Una strana confessione tenuto conto che la donna voleva andare via principalmente dalla famiglia. Eppure  con queste parole si evince tutta la sua impotenza e le deficienze del sistema di protezione dei testimoni di giustizia. I genitori oggi accusano la Procura di Reggio Calabria di avere indotto la loro figlia ad offrire la testimonianza in cambio di false promesse, ma nel frattempo la capogruppo del Pd in commissione Antimafia, Laura Garavini, con gli altri deputati del partito presenti in Commissione, ha presentato un’interrogazione parlamentare sulla vicenda di Maria Concetta Cacciola.

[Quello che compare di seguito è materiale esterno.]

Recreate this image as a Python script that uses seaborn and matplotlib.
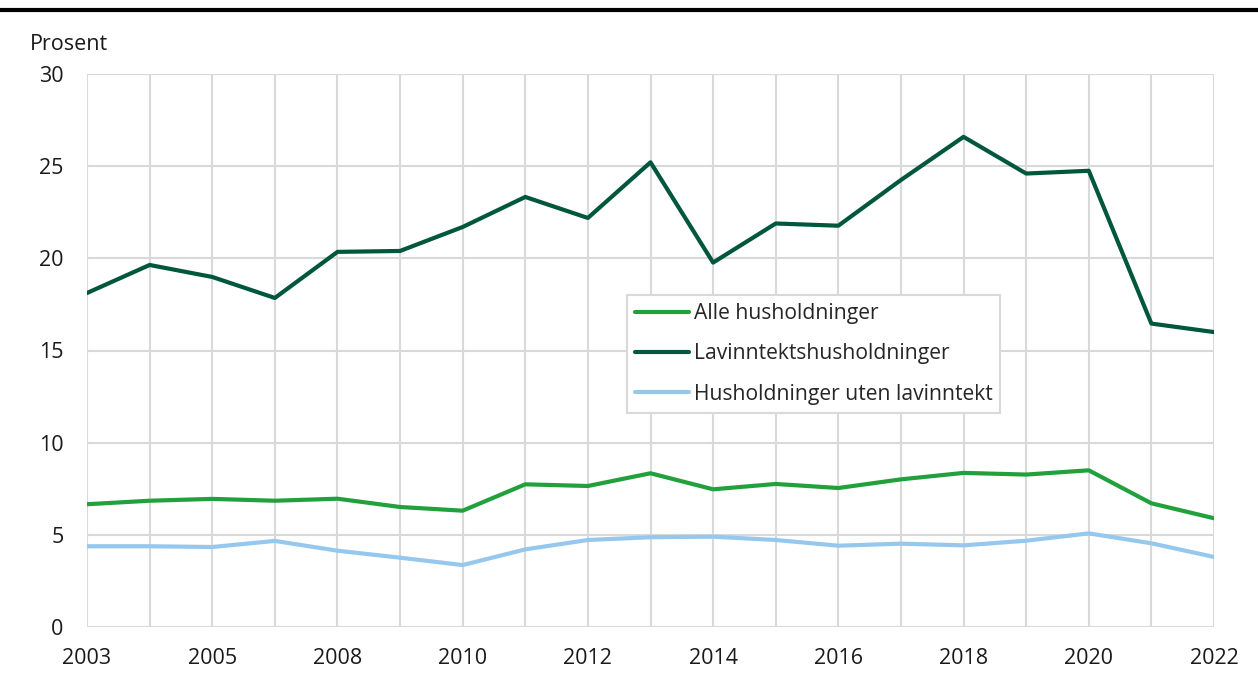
import matplotlib
matplotlib.use("Agg")
import matplotlib.pyplot as plt
import seaborn as sns
import pandas as pd
from matplotlib.lines import Line2D

years = ["2003", "2004", "2005", "2007", "2008", "2009", "2010", "2011", "2012", "2013",
         "2014", "2015", "2016", "2017", "2018", "2019", "2020", "2021", "2022"]
alle = [6.66, 6.85, 6.95, 6.85, 6.96, 6.51, 6.31, 7.74, 7.65, 8.34,
        7.47, 7.76, 7.54, 8.01, 8.36, 8.27, 8.50, 6.71, 5.90]
lavinntekt = [18.12, 19.64, 18.99, 17.85, 20.35, 20.40, 21.70, 23.33, 22.19, 25.21,
              19.77, 21.89, 21.77, 24.25, 26.59, 24.60, 24.75, 16.46, 16.00]
uten_lav = [4.38, 4.38, 4.34, 4.67, 4.14, 3.76, 3.36, 4.21, 4.72, 4.87,
            4.90, 4.72, 4.41, 4.52, 4.43, 4.68, 5.08, 4.54, 3.80]
series_names = ["Alle husholdninger", "Lavinntektshusholdninger", "Husholdninger uten lavinntekt"]
colors = ["#22a03c", "#00573d", "#96c8ee"]
ytick_vals = [0, 5, 10, 15, 20, 25, 30]

rows = []
for name, vals in zip(series_names, [alle, lavinntekt, uten_lav]):
    for i, (yr, v) in enumerate(zip(years, vals)):
        rows.append({"pos": i, "year": yr, "value": v, "serie": name})
df = pd.DataFrame(rows)

sns.set_theme(style="white")
plt.rcParams['font.family'] = ['Open Sans', 'DejaVu Sans']

FS = 15.5
fig = plt.figure(figsize=(12.58, 6.75), dpi=100)
ax = fig.add_axes([87/1258, 1-627/675, (1214-87)/1258, (627-74)/675])

sns.lineplot(data=df, x="pos", y="value", hue="serie", hue_order=series_names,
             palette=colors, linewidth=3.0, ax=ax, legend=False, zorder=3)

ax.set_xlim(0, len(years) - 1)
ax.set_ylim(0, 30)
ax.set_yticks(ytick_vals)
ax.set_yticklabels([str(v) for v in ytick_vals], fontsize=FS, color="#1a1a1a")
ax.set_xticks(range(0, len(years), 2))
ax.set_xticklabels([years[i] for i in range(0, len(years), 2)], fontsize=FS, color="#1a1a1a")
ax.set_xticks(range(len(years)), minor=True)
ax.tick_params(axis="both", which="both", length=0)
ax.tick_params(axis="y", pad=17)
ax.tick_params(axis="x", pad=15)
ax.set_xlabel("")
ax.set_ylabel("")
ax.grid(True, which="both", axis="x", color="#d9d9d9", linewidth=1.5, zorder=0)
ax.grid(True, which="major", axis="y", color="#d9d9d9", linewidth=1.5, zorder=0)
ax.set_axisbelow(True)
for s in ax.spines.values():
    s.set_visible(False)

fig.text(30/1258, 1-45/675, "Prosent", fontsize=FS, va="center", ha="left", color="#1a1a1a")

# top black rule
fig.add_artist(Line2D([0, 1], [1-10/675, 1-10/675], transform=fig.transFigure,
                      color="black", linewidth=3.0))

handles = [Line2D([0], [0], color=c, linewidth=3.0) for c in colors]
leg = ax.legend(handles, series_names, loc="upper left",
                bbox_to_anchor=(627/1258, 1-295/675), bbox_transform=fig.transFigure,
                fontsize=15.2, frameon=True, fancybox=False, handlelength=2.55,
                handletextpad=0.22, labelspacing=0.92, borderpad=0.38, borderaxespad=0)
leg.get_frame().set_edgecolor("#d9d9d9")
leg.get_frame().set_linewidth(1.5)
leg.get_frame().set_facecolor("white")
leg.get_frame().set_alpha(1)
leg.set_zorder(5)

fig.savefig("out.png", dpi=100)
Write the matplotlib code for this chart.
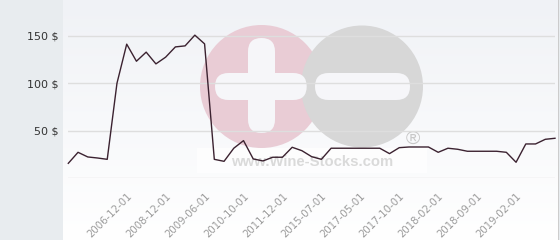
import numpy as np
import matplotlib
matplotlib.use("Agg")
import matplotlib.pyplot as plt
from matplotlib.patches import Circle, FancyBboxPatch, Rectangle
from matplotlib.colors import LinearSegmentedColormap

# ---- data ----
prices = [15.8, 27.4, 22.5, 21.4, 20.0, 100.2, 141.4, 123.4, 133.0, 120.6,
          127.7, 138.5, 139.6, 150.9, 141.7, 20.0, 17.9, 31.7, 39.7, 20.4,
          18.3, 22.2, 22.2, 32.7, 29.1, 22.8, 20.0, 31.7, 31.7, 31.7,
          31.7, 31.7, 31.7, 26.0, 32.3, 33.0, 33.0, 33.0, 27.4, 31.7,
          30.6, 28.5, 28.5, 28.5, 28.5, 27.4, 16.9, 36.2, 36.2, 41.1, 42.2]
tick_idx = [6, 10, 14, 18, 22, 26, 30, 34, 38, 42, 46]
tick_labels = ["2006-12-01", "2008-12-01", "2009-06-01", "2010-10-01",
               "2011-12-01", "2015-07-01", "2017-05-01", "2017-10-01",
               "2018-02-01", "2018-09-01", "2019-02-01"]
y_ticks = [50, 100, 150]
y_labels = ["50 $", "100 $", "150 $"]

W, H = 560, 240
fig = plt.figure(figsize=(W / 100, H / 100), dpi=100)
fig.patch.set_facecolor("#e8ecef")

# background / watermark axes in pixel coordinates
bx0, bx1 = 63, 559
bg = fig.add_axes([bx0 / W, 0, (bx1 - bx0) / W, 1])
bg.set_xlim(bx0, bx1)
bg.set_ylim(H, 0)
bg.axis("off")
cmap = LinearSegmentedColormap.from_list("g", ["#f0f2f6", "#ffffff"])
grad = np.linspace(0, 1, 256).reshape(-1, 1)
bg.imshow(grad, cmap=cmap, extent=[bx0, bx1, H, 0], aspect="auto", zorder=0)
bg.plot([558.5, 558.5], [0, H], color="#c4c4c4", lw=1.2, zorder=1)

# watermark
bg.add_patch(Rectangle((197, 148), 230, 25, facecolor="white", alpha=0.75,
                       edgecolor="none", zorder=1))
bg.add_patch(Circle((261.5, 86.5), 61.5, facecolor="#e9ccd5", edgecolor="none", zorder=2))
bg.add_patch(Circle((362, 86.5), 61, facecolor="#d7d7d7", edgecolor="none", zorder=3))
barc = "#f6f6f9"
for (x0, y0, w, h) in [(248, 38, 27, 95), (215, 73, 91.7, 27), (315, 73, 95, 27)]:
    bg.add_patch(FancyBboxPatch((x0, y0), w, h,
                                boxstyle="round,pad=0,rounding_size=13.5",
                                facecolor=barc, edgecolor="none", zorder=4))
bg.text(311.7, 162, "www.Wine-Stocks.com", ha="center", va="center",
        fontsize=10.7, fontweight="bold", family="Liberation Sans",
        color="#dadada", zorder=4)
bg.text(412.7, 139, "®", ha="center", va="center", fontsize=14,
        family="Liberation Sans", color="#c8c8c8", zorder=4)

# main axes
px_left, px_right = 68.3, 555.0
y0_px, y150_px = 178.3, 36.0
ppu = (y0_px - y150_px) / 150.0
ymax = 160
top_px = y0_px - ymax * ppu
ax = fig.add_axes([px_left / W, (H - y0_px) / H, (px_right - px_left) / W,
                   (y0_px - top_px) / H])
ax.set_facecolor("none")
ax.set_xlim(0, len(prices) - 1)
ax.set_ylim(0, ymax)
for s in ax.spines.values():
    s.set_visible(False)
ax.set_yticks(y_ticks)
ax.set_yticklabels(y_labels, fontsize=8, color="#333333")
ax.set_xticks(tick_idx)
ax.set_xticklabels(tick_labels, fontsize=7.3, color="#9a9a9a", rotation=45,
                   ha="right", va="top", rotation_mode="anchor")
ax.tick_params(axis="both", length=0)
ax.tick_params(axis="y", pad=7)
ax.tick_params(axis="x", pad=9)
for v in [0] + y_ticks:
    ax.axhline(v, color="#dedede", lw=1, zorder=1)
ax.plot(range(len(prices)), prices, color="#3b2230", lw=1.0, zorder=3,
        clip_on=False)

fig.savefig("out.png", dpi=100, facecolor=fig.get_facecolor())
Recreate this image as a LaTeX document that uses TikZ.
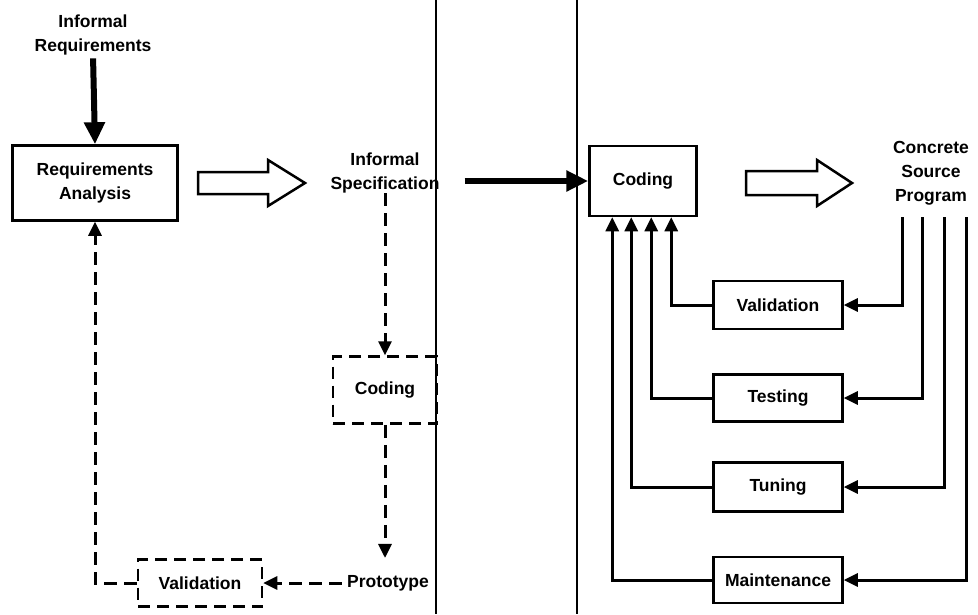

«Vi sono – afferma Garavini – molte cose poco chiare in questa vicenda: perché la Cacciola era stata ammessa al programma dei collaboratori di giustizia e non a quello dei testimoni di giustizia, pur non avendo commesso nessun crimine? Perché sia stata tenuta lontana dai figli? Come mai era potuta rientrare nel proprio paese senza che il ministero dell’Interno ne fosse informato o si attivasse per sostenerla adeguatamente in una fase così delicata della sua vita? Bisogna anche capire se su queste decisioni ci fosse stata piena intesa tra la Commissione centrale di protezione e la magistratura calabrese». «Decidere di considerare – prosegue – tutte le mogli o le compagne che testimoniano, da innocenti, sulle responsabilità dei loro mariti e compagni come se fossero delle collaboratrici di giustizia è fortemente penalizzante, sia per il rapporto con eventuali figli che nel percorso di reinserimento sociale. Forse non è un caso se questo non è il primo suicidio di una donna in questa condizione».